● Exercise
Reproduce the data exactly and drop any pictures it holds.

--

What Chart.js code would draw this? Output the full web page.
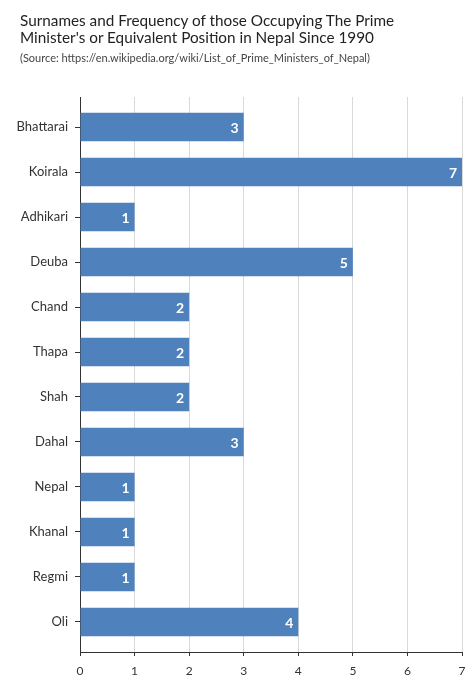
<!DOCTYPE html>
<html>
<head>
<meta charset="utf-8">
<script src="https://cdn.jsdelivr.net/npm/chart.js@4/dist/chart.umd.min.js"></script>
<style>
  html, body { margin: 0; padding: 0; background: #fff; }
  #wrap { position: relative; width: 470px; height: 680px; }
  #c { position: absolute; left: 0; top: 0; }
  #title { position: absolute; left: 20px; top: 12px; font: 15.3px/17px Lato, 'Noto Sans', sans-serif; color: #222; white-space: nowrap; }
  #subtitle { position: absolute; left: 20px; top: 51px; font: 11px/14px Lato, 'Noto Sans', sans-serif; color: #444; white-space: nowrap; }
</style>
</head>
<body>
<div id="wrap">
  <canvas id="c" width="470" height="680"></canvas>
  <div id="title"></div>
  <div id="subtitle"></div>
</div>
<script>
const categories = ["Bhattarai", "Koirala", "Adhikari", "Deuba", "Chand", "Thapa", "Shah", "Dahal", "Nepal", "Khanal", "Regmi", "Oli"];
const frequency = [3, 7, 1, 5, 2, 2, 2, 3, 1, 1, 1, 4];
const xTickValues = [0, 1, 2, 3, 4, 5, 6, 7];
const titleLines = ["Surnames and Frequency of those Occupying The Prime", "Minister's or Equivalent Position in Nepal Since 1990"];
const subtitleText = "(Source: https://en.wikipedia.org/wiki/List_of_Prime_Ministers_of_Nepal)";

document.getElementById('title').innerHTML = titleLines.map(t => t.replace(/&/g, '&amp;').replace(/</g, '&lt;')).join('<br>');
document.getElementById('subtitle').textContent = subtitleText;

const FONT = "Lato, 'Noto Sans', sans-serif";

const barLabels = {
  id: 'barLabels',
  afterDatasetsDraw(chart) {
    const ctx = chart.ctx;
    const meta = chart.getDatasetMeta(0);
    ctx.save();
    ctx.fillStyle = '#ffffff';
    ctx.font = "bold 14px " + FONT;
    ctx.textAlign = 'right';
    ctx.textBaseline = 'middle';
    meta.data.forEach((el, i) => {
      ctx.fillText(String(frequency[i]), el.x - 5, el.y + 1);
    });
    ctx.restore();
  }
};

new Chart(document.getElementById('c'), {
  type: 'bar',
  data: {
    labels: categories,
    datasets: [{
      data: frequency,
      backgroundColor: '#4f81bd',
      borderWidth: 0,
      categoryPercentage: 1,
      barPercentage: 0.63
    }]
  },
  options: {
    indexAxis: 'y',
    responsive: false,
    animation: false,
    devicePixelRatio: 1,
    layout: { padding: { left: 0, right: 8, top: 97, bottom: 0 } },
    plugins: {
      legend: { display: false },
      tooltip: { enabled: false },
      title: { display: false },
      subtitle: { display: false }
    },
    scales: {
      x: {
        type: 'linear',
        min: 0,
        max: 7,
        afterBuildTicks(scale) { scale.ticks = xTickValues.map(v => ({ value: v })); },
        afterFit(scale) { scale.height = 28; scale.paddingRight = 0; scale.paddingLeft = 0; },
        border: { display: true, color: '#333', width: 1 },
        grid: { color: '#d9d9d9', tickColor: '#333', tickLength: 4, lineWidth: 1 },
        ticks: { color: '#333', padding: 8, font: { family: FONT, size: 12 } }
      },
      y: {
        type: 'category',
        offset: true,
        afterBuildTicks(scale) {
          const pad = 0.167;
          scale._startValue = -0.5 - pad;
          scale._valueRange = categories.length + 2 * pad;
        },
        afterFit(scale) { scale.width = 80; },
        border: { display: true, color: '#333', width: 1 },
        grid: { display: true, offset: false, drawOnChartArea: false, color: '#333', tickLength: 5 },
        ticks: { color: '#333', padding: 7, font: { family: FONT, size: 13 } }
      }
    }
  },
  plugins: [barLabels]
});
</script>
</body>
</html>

--

● Solution
What Chart.js code would draw this? Output the full web page.
<!DOCTYPE html>
<html>
<head>
<meta charset="utf-8">
<script src="https://cdn.jsdelivr.net/npm/chart.js@4/dist/chart.umd.min.js"></script>
<style>
  html, body { margin: 0; padding: 0; background: #fff; }
  #wrap { position: relative; width: 470px; height: 680px; }
  #c { position: absolute; left: 0; top: 0; }
  #title { position: absolute; left: 20px; top: 12px; font: 15.3px/17px Lato, 'Noto Sans', sans-serif; color: #222; white-space: nowrap; }
  #subtitle { position: absolute; left: 20px; top: 51px; font: 11px/14px Lato, 'Noto Sans', sans-serif; color: #444; white-space: nowrap; }
</style>
</head>
<body>
<div id="wrap">
  <canvas id="c" width="470" height="680"></canvas>
  <div id="title"></div>
  <div id="subtitle"></div>
</div>
<script>
const categories = ["Bhattarai", "Koirala", "Adhikari", "Deuba", "Chand", "Thapa", "Shah", "Dahal", "Nepal", "Khanal", "Regmi", "Oli"];
const frequency = [3, 7, 1, 5, 2, 2, 2, 3, 1, 1, 1, 4];
const xTickValues = [0, 1, 2, 3, 4, 5, 6, 7];
const titleLines = ["Surnames and Frequency of those Occupying The Prime", "Minister's or Equivalent Position in Nepal Since 1990"];
const subtitleText = "(Source: https://en.wikipedia.org/wiki/List_of_Prime_Ministers_of_Nepal)";

document.getElementById('title').innerHTML = titleLines.map(t => t.replace(/&/g, '&amp;').replace(/</g, '&lt;')).join('<br>');
document.getElementById('subtitle').textContent = subtitleText;

const FONT = "Lato, 'Noto Sans', sans-serif";

const barLabels = {
  id: 'barLabels',
  afterDatasetsDraw(chart) {
    const ctx = chart.ctx;
    const meta = chart.getDatasetMeta(0);
    ctx.save();
    ctx.fillStyle = '#ffffff';
    ctx.font = "bold 14px " + FONT;
    ctx.textAlign = 'right';
    ctx.textBaseline = 'middle';
    meta.data.forEach((el, i) => {
      ctx.fillText(String(frequency[i]), el.x - 5, el.y + 1);
    });
    ctx.restore();
  }
};

new Chart(document.getElementById('c'), {
  type: 'bar',
  data: {
    labels: categories,
    datasets: [{
      data: frequency,
      backgroundColor: '#4f81bd',
      borderWidth: 0,
      categoryPercentage: 1,
      barPercentage: 0.63
    }]
  },
  options: {
    indexAxis: 'y',
    responsive: false,
    animation: false,
    devicePixelRatio: 1,
    layout: { padding: { left: 0, right: 8, top: 97, bottom: 0 } },
    plugins: {
      legend: { display: false },
      tooltip: { enabled: false },
      title: { display: false },
      subtitle: { display: false }
    },
    scales: {
      x: {
        type: 'linear',
        min: 0,
        max: 7,
        afterBuildTicks(scale) { scale.ticks = xTickValues.map(v => ({ value: v })); },
        afterFit(scale) { scale.height = 28; scale.paddingRight = 0; scale.paddingLeft = 0; },
        border: { display: true, color: '#333', width: 1 },
        grid: { color: '#d9d9d9', tickColor: '#333', tickLength: 4, lineWidth: 1 },
        ticks: { color: '#333', padding: 8, font: { family: FONT, size: 12 } }
      },
      y: {
        type: 'category',
        offset: true,
        afterBuildTicks(scale) {
          const pad = 0.167;
          scale._startValue = -0.5 - pad;
          scale._valueRange = categories.length + 2 * pad;
        },
        afterFit(scale) { scale.width = 80; },
        border: { display: true, color: '#333', width: 1 },
        grid: { display: true, offset: false, drawOnChartArea: false, color: '#333', tickLength: 5 },
        ticks: { color: '#333', padding: 7, font: { family: FONT, size: 13 } }
      }
    }
  },
  plugins: [barLabels]
});
</script>
</body>
</html>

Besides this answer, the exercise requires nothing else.